The London inter bank offer rate (Libor) rigging scandal continues into 2013, with reports that the Royal Bank of Scotland (RBS) is close to negotiating a fine with the Financial Services Authority (FSA).
According to several media sites on Friday, the fine is expected to be bigger than Barclays at £290m but smaller than UBS's at £940m. The figure of £300m has been suggested in several quarters.
In addition, John Hourican, head of RBS's investment bank, and Peter Nielson, head of markets, are believed to be “under pressure” to step down.
The FT reports that although there is no suggestion either had involvement in the Libor affair, executives have suggested the pair may be forced to bear responsibility for the abuses perpetrated by more junior bankers. Chief executive Stephen Hester's job is understood to be safe.
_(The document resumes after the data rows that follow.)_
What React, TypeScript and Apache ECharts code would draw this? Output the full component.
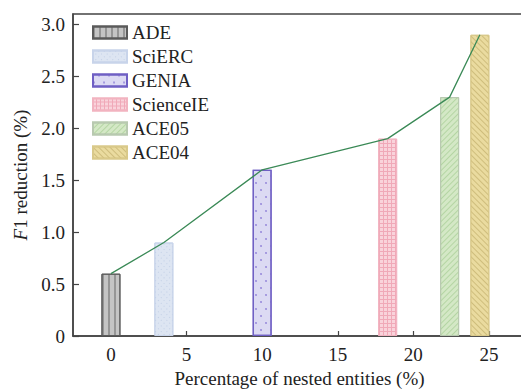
import React, { useEffect, useRef } from "react";
import * as echarts from "echarts";

const datasets = ["ADE", "SciERC", "GENIA", "ScienceIE", "ACE05", "ACE04"];
const nestedPct = [0, 3.5, 10, 18.3, 22.4, 24.4];
const f1Reduction = [0.6, 0.9, 1.6, 1.9, 2.3, 2.9];
const xTicks = [0, 5, 10, 15, 20, 25];
const yTicks = [0, 0.5, 1.0, 1.5, 2.0, 2.5, 3.0];

const styles: any[] = [
  {
    color: "#c4c4c4",
    borderColor: "#5a5a5a",
    borderWidth: 1,
    decal: { symbol: "rect", symbolSize: 1, color: "rgba(90,90,90,0.45)", dashArrayX: [2, 4], dashArrayY: [1, 0], rotation: 0 },
  },
  {
    color: "#dde5f2",
    borderColor: "#c8d4ea",
    borderWidth: 1,
    decal: { symbol: "rect", symbolSize: 1, color: "rgba(160,180,215,0.45)", dashArrayX: [1, 3], dashArrayY: [1, 3], rotation: Math.PI / 4 },
  },
  {
    color: "#dcdaf3",
    borderColor: "#6f5fc4",
    borderWidth: 1.2,
    decal: { symbol: "circle", symbolSize: 0.8, color: "#8a7ad6", dashArrayX: [[2, 8], [0, 5, 2, 3]], dashArrayY: [2, 5], rotation: 0 },
  },
  {
    color: "#f0a9b8",
    borderColor: "#f2b3c0",
    borderWidth: 1,
    decal: { symbol: "rect", symbolSize: 1, color: "#f9d3db", dashArrayX: [3, 1], dashArrayY: [3, 1], rotation: 0 },
  },
  {
    color: "#d4e8c6",
    borderColor: "#b8c9b0",
    borderWidth: 1,
    decal: { symbol: "rect", symbolSize: 1, color: "rgba(150,195,130,0.5)", dashArrayX: [1, 0], dashArrayY: [1, 3], rotation: -Math.PI / 4 },
  },
  {
    color: "#eadb9f",
    borderColor: "#d9c98a",
    borderWidth: 1,
    decal: { symbol: "rect", symbolSize: 1, color: "rgba(180,160,90,0.5)", dashArrayX: [1, 0], dashArrayY: [1, 3], rotation: Math.PI / 4 },
  },
];

const FONT = "Liberation Serif";
const FS = 19;

export default function App() {
  const ref = useRef<HTMLDivElement>(null);
  useEffect(() => {
    if (!ref.current) return;
    const chart = echarts.init(ref.current, null, { renderer: "svg" });
    const barSeries = datasets.map((name, i) => ({
      name,
      type: "bar",
      data: [[nestedPct[i], f1Reduction[i]]],
      barWidth: 19,
      barGap: "-100%",
      itemStyle: styles[i],
    }));
    chart.setOption({
      animation: false,
      backgroundColor: "#ffffff",
      textStyle: { fontFamily: FONT },
      grid: {
        left: 73,
        right: -5,
        top: 14,
        bottom: 53,
        outerBoundsMode: "none",
        containLabel: false,
        show: true,
        borderColor: "#444",
        borderWidth: 1.5,
      },
      legend: {
        left: 87,
        top: 18,
        orient: "vertical",
        itemWidth: 34,
        itemHeight: 12,
        itemGap: 5,
        icon: "rect",
        data: datasets,
        textStyle: { fontFamily: FONT, fontSize: FS, color: "#222" },
      },
      xAxis: {
        type: "value",
        min: -2.51,
        max: 27.45,
        name: "Percentage of nested entities (%)",
        nameLocation: "middle",
        nameGap: 32,
        nameTextStyle: { fontFamily: FONT, fontSize: FS, color: "#222" },
        axisLine: { show: true, onZero: false, lineStyle: { color: "#444", width: 1.5 } },
        axisTick: { show: true, inside: true, length: 5, lineStyle: { color: "#444", width: 1.2 }, customValues: xTicks },
        axisLabel: { fontFamily: FONT, fontSize: FS, color: "#222", margin: 9, customValues: xTicks },
        splitLine: { show: false },
      },
      yAxis: {
        type: "value",
        min: 0,
        max: 3.1,
        name: "{i|F}1 reduction (%)",
        nameLocation: "middle",
        nameGap: 41,
        nameTextStyle: {
          fontFamily: FONT,
          fontSize: FS,
          color: "#222",
          rich: {
            i: { fontFamily: FONT, fontSize: FS, fontStyle: "italic", color: "#222" },
          },
        },
        axisLine: { show: true, onZero: false, lineStyle: { color: "#444", width: 1.5 } },
        axisTick: { show: true, inside: true, length: 6, lineStyle: { color: "#444", width: 1.2 }, customValues: yTicks },
        axisLabel: {
          fontFamily: FONT,
          fontSize: FS,
          color: "#222",
          margin: 8,
          customValues: yTicks,
          formatter: (v: number) => (v === 0 ? "0" : v.toFixed(1)),
        },
        splitLine: { show: false },
      },
      series: [
        ...barSeries,
        {
          name: "trend",
          type: "line",
          data: nestedPct.map((x, i) => [x, f1Reduction[i]]),
          showSymbol: false,
          symbol: "none",
          lineStyle: { color: "#3b8a57", width: 1.3 },
          z: 5,
        },
      ],
    });
    return () => chart.dispose();
  }, []);
  return <div ref={ref} style={{ position: "fixed", left: 0, top: 0, width: 521, height: 389 }} />;
}
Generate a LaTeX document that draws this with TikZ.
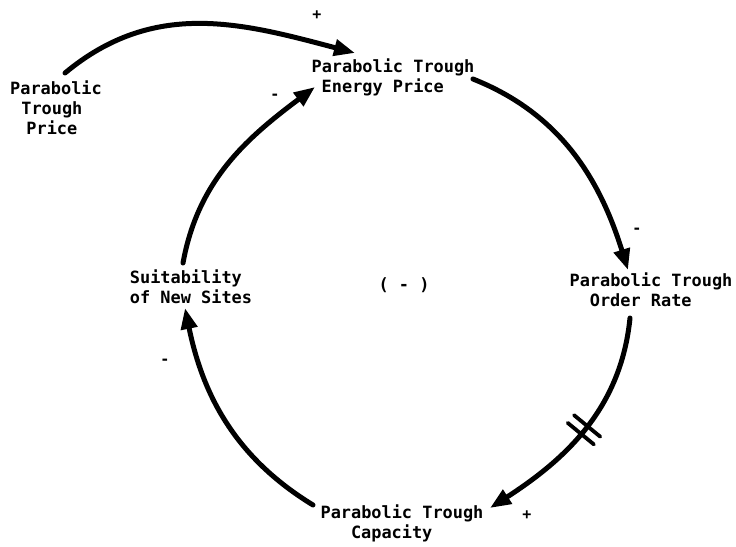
\documentclass[tikz,border=0pt]{standalone}
\usepackage{fontspec}
\newfontfamily\lbl{DejaVu Sans Mono}
\usetikzlibrary{arrows.meta,calc,decorations.markings}
\begin{document}
\begin{tikzpicture}[x=1pt,y=-1pt,
  lab/.style={font=\lbl\bfseries\fontsize{16.9}{20}\selectfont, inner sep=0pt, align=left},
  sgn/.style={font=\lbl\bfseries\fontsize{15}{15}\selectfont, inner sep=0pt},
  conn/.style={line width=5pt, line cap=round, -{Triangle[length=21pt,width=16pt]}},
  delay/.style={postaction={decorate}, decoration={markings, mark=at position 0.5 with {
      \draw[-, line width=3.8pt] (-5pt,-17pt) -- (-5pt,17pt);
      \draw[-, line width=3.8pt] (5pt,-17pt) -- (5pt,17pt);}}},
]
\useasboundingbox (0,0) rectangle (736,546);
\node[lab] (price) at (56,108) {Parabolic\\\hspace*{0.66em}Trough\\\hspace*{0.96em}Price};
\node[lab] (energy) at (393,77) {Parabolic Trough\\\hspace*{0.6em}Energy Price};
\node[lab] (order) at (651,290) {Parabolic Trough\\\hspace*{1.2em}Order Rate};
\node[lab] (suit) at (191,287) {Suitability\\of New Sites};
\node[lab] (cap) at (402,523) {Parabolic Trough\\\hspace*{1.8em}Capacity};
\node[lab] (loop) at (404,285) {( - )};

\draw[conn] ($(price.center)+(9,-35)$) .. controls +(89,-74) and +(-113,-30) .. ($(energy.center)+(-38,-24)$);
\draw[conn] ($(energy.center)+(80,2)$) .. controls +(88,35) and +(-28,-90) .. ($(order.center)+(-23,-20)$);
\draw[conn,delay] ($(order.center)+(-21,28)$) .. controls +(-9,90) and +(76,-49) .. ($(cap.center)+(88,-15)$);
\draw[conn] ($(cap.center)+(-89,-18)$) .. controls +(-77,-47) and +(18,88) .. ($(suit.center)+(-6,21)$);
\draw[conn] ($(suit.center)+(-8,-24)$) .. controls +(15,-83) and +(-68,51) .. ($(energy.center)+(-78,10)$);

\node[sgn] (p1) at (317,15) {+};
\node[sgn] (m1) at (275,97) {-};
\node[sgn] (m2) at (637,231) {-};
\node[sgn] (p2) at (527,515) {+};
\node[sgn] (m3) at (165,362) {-};
\end{tikzpicture}
\end{document}
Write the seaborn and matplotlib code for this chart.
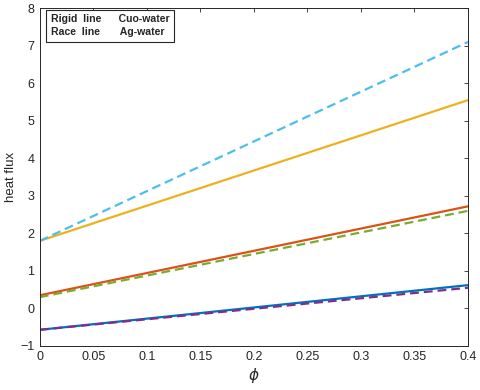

The Telegraph reports Hourican and Nielson were "stunned"and "let down" by the developments, described by one insider as "political convenience for the relentless baying of blood from regulators"
The settlement, due within the next three weeks after Hester said late last year that he hoped RBS would reach a deal by the time it reports its 2012 profit figures at the end of February, will make RBS the third bank to have settled a Libor claim, with UBS settling for $1.5 billion (£944m) in December 2012 and Barclays fined £290m in June 2012.
Four former top bankers at UBS appeared before the banking standards commission on Thursday. Andrew Tyrie, the Tory MP who chairs the commission, said the former board members' level of ignorance over Libor-rigging was "staggering to the point of incredulity" and accused the four of "gross negligence" and "being out their depth".